▶ [EXERCISE AIM]:
Omit the pictures and print exactly the lines of the listing below, starting at the first and ending at the line containing "ax = fig.add_axes([0.1028, 0.1331, 0.8693, 0.8273])".

#### SOURCE DATA

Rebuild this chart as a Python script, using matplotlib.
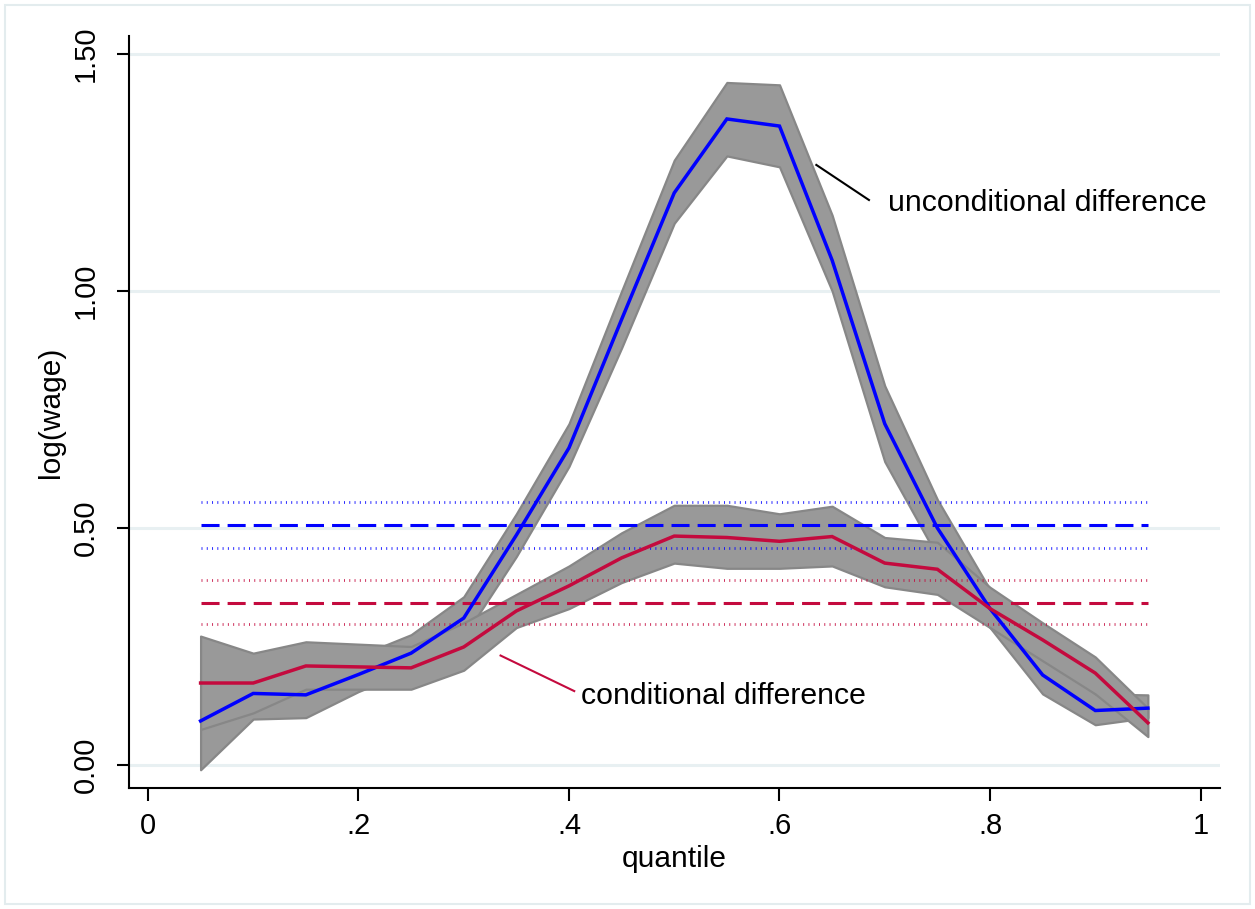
import matplotlib
matplotlib.use("Agg")
import matplotlib.pyplot as plt
import matplotlib.patches as patches
import numpy as np

plt.rcParams['font.family'] = ['Liberation Sans', 'DejaVu Sans']

# quantiles
quantiles = [0.05, 0.10, 0.15, 0.20, 0.25, 0.30, 0.35, 0.40, 0.45, 0.50,
             0.55, 0.60, 0.65, 0.70, 0.75, 0.80, 0.85, 0.90, 0.95]

# unconditional difference + band
uncond = [0.093, 0.151, 0.148, 0.191, 0.236, 0.310, 0.485, 0.669, 0.940, 1.207,
          1.363, 1.348, 1.065, 0.720, 0.500, 0.330, 0.190, 0.115, 0.120]
uncond_lo = [-0.010, 0.097, 0.100, 0.155, 0.200, 0.270, 0.440, 0.630, 0.880, 1.143,
             1.285, 1.262, 1.000, 0.640, 0.440, 0.290, 0.150, 0.085, 0.100]
uncond_hi = [0.195, 0.207, 0.194, 0.230, 0.275, 0.355, 0.530, 0.720, 1.000, 1.276,
             1.440, 1.435, 1.160, 0.800, 0.560, 0.370, 0.240, 0.150, 0.148]

# conditional difference + band
cond = [0.173, 0.173, 0.209, 0.207, 0.205, 0.249, 0.325, 0.378, 0.437, 0.483,
        0.480, 0.472, 0.482, 0.426, 0.413, 0.330, 0.264, 0.194, 0.089]
cond_lo = [0.075, 0.110, 0.160, 0.160, 0.160, 0.200, 0.290, 0.330, 0.385, 0.426,
           0.415, 0.415, 0.420, 0.376, 0.360, 0.290, 0.220, 0.150, 0.060]
cond_hi = [0.272, 0.236, 0.260, 0.255, 0.250, 0.300, 0.360, 0.420, 0.490, 0.548,
           0.548, 0.530, 0.546, 0.480, 0.470, 0.375, 0.300, 0.228, 0.120]

# OLS means with CI
uncond_mean = [0.458, 0.506, 0.555]
cond_mean = [0.297, 0.342, 0.390]

yticks = [0.0, 0.5, 1.0, 1.5]
ytick_labels = ["0.00", "0.50", "1.00", "1.50"]
xticks = [0, 0.2, 0.4, 0.6, 0.8, 1.0]
xtick_labels = ["0", ".2", ".4", ".6", ".8", "1"]

BLUE = "#0000FF"
RED = "#C40A3E"
BAND = "#999999"
BAND_EDGE = "#878787"
GRID = "#E8F0F2"

fig = plt.figure(figsize=(12.55, 9.09), dpi=100)
ax = fig.add_axes([0.1028, 0.1331, 0.8693, 0.8273])

# outer frame of graph region
fig.patches.append(patches.Rectangle((0.004, 0.005), 0.992, 0.99, transform=fig.transFigure,
                                     fill=False, edgecolor="#E3ECEE", linewidth=1.5))

for y in yticks:
    ax.axhline(y, color=GRID, linewidth=2.2, zorder=0)

q = np.array(quantiles)
ax.fill_between(q, uncond_lo, uncond_hi, facecolor=BAND, edgecolor=BAND_EDGE, linewidth=1.6, zorder=1)
ax.fill_between(q, cond_lo, cond_hi, facecolor=BAND, edgecolor=BAND_EDGE, linewidth=1.6, zorder=1)

x0, x1 = quantiles[0], quantiles[-1]
for vals, col in [(uncond_mean, BLUE), (cond_mean, RED)]:
    lw_d = 2.2
    ax.plot([x0, x1], [vals[1]] * 2, color=col, linewidth=lw_d,
            linestyle=(0, (13 / lw_d, 5.8 / lw_d)), zorder=2)
    lw_o = 2.0
    for v in (vals[0], vals[2]):
        ax.plot([x0, x1], [v] * 2, color=col, linewidth=lw_o, alpha=0.85,
                linestyle=(0, (0.7 / lw_o, 3.1 / lw_o)), zorder=2)

ax.plot(q, uncond, color=BLUE, linewidth=2.5, zorder=3, solid_joinstyle='miter')
ax.plot(q, cond, color=RED, linewidth=2.5, zorder=3, solid_joinstyle='miter')

# annotations
ax.plot([0.635, 0.685], [1.266, 1.192], color="black", linewidth=1.5, zorder=4)
ax.text(0.703, 1.169, "unconditional difference", fontsize=21.8, va="baseline", ha="left")
ax.plot([0.335, 0.405], [0.231, 0.156], color=RED, linewidth=1.5, zorder=4)
ax.text(0.411, 0.129, "conditional difference", fontsize=21.8, va="baseline", ha="left")

ax.set_xlim(-0.018, 1.0185)
ax.set_ylim(-0.0485, 1.538)

ax.set_xticks(xticks)
ax.set_xticklabels(xtick_labels)
ax.set_yticks(yticks)
ax.set_yticklabels(ytick_labels, rotation=90, va="center")
ax.tick_params(axis="both", length=9, width=1.5, labelsize=21, color="black")
ax.tick_params(axis="x", pad=8)
ax.tick_params(axis="y", pad=12)

ax.set_xlabel("quantile", fontsize=21.5, labelpad=4)
ax.set_ylabel("log(wage)", fontsize=21.5, labelpad=5)

for s in ("top", "right"):
    ax.spines[s].set_visible(False)
for s in ("left", "bottom"):
    ax.spines[s].set_linewidth(1.5)

fig.savefig("out.png", dpi=100)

########

▶ [OUTPUT FOR THIS EXERCISE]:
Rebuild this chart as a Python script, using matplotlib.
import matplotlib
matplotlib.use("Agg")
import matplotlib.pyplot as plt
import matplotlib.patches as patches
import numpy as np

plt.rcParams['font.family'] = ['Liberation Sans', 'DejaVu Sans']

# quantiles
quantiles = [0.05, 0.10, 0.15, 0.20, 0.25, 0.30, 0.35, 0.40, 0.45, 0.50,
             0.55, 0.60, 0.65, 0.70, 0.75, 0.80, 0.85, 0.90, 0.95]

# unconditional difference + band
uncond = [0.093, 0.151, 0.148, 0.191, 0.236, 0.310, 0.485, 0.669, 0.940, 1.207,
          1.363, 1.348, 1.065, 0.720, 0.500, 0.330, 0.190, 0.115, 0.120]
uncond_lo = [-0.010, 0.097, 0.100, 0.155, 0.200, 0.270, 0.440, 0.630, 0.880, 1.143,
             1.285, 1.262, 1.000, 0.640, 0.440, 0.290, 0.150, 0.085, 0.100]
uncond_hi = [0.195, 0.207, 0.194, 0.230, 0.275, 0.355, 0.530, 0.720, 1.000, 1.276,
             1.440, 1.435, 1.160, 0.800, 0.560, 0.370, 0.240, 0.150, 0.148]

# conditional difference + band
cond = [0.173, 0.173, 0.209, 0.207, 0.205, 0.249, 0.325, 0.378, 0.437, 0.483,
        0.480, 0.472, 0.482, 0.426, 0.413, 0.330, 0.264, 0.194, 0.089]
cond_lo = [0.075, 0.110, 0.160, 0.160, 0.160, 0.200, 0.290, 0.330, 0.385, 0.426,
           0.415, 0.415, 0.420, 0.376, 0.360, 0.290, 0.220, 0.150, 0.060]
cond_hi = [0.272, 0.236, 0.260, 0.255, 0.250, 0.300, 0.360, 0.420, 0.490, 0.548,
           0.548, 0.530, 0.546, 0.480, 0.470, 0.375, 0.300, 0.228, 0.120]

# OLS means with CI
uncond_mean = [0.458, 0.506, 0.555]
cond_mean = [0.297, 0.342, 0.390]

yticks = [0.0, 0.5, 1.0, 1.5]
ytick_labels = ["0.00", "0.50", "1.00", "1.50"]
xticks = [0, 0.2, 0.4, 0.6, 0.8, 1.0]
xtick_labels = ["0", ".2", ".4", ".6", ".8", "1"]

BLUE = "#0000FF"
RED = "#C40A3E"
BAND = "#999999"
BAND_EDGE = "#878787"
GRID = "#E8F0F2"

fig = plt.figure(figsize=(12.55, 9.09), dpi=100)
ax = fig.add_axes([0.1028, 0.1331, 0.8693, 0.8273])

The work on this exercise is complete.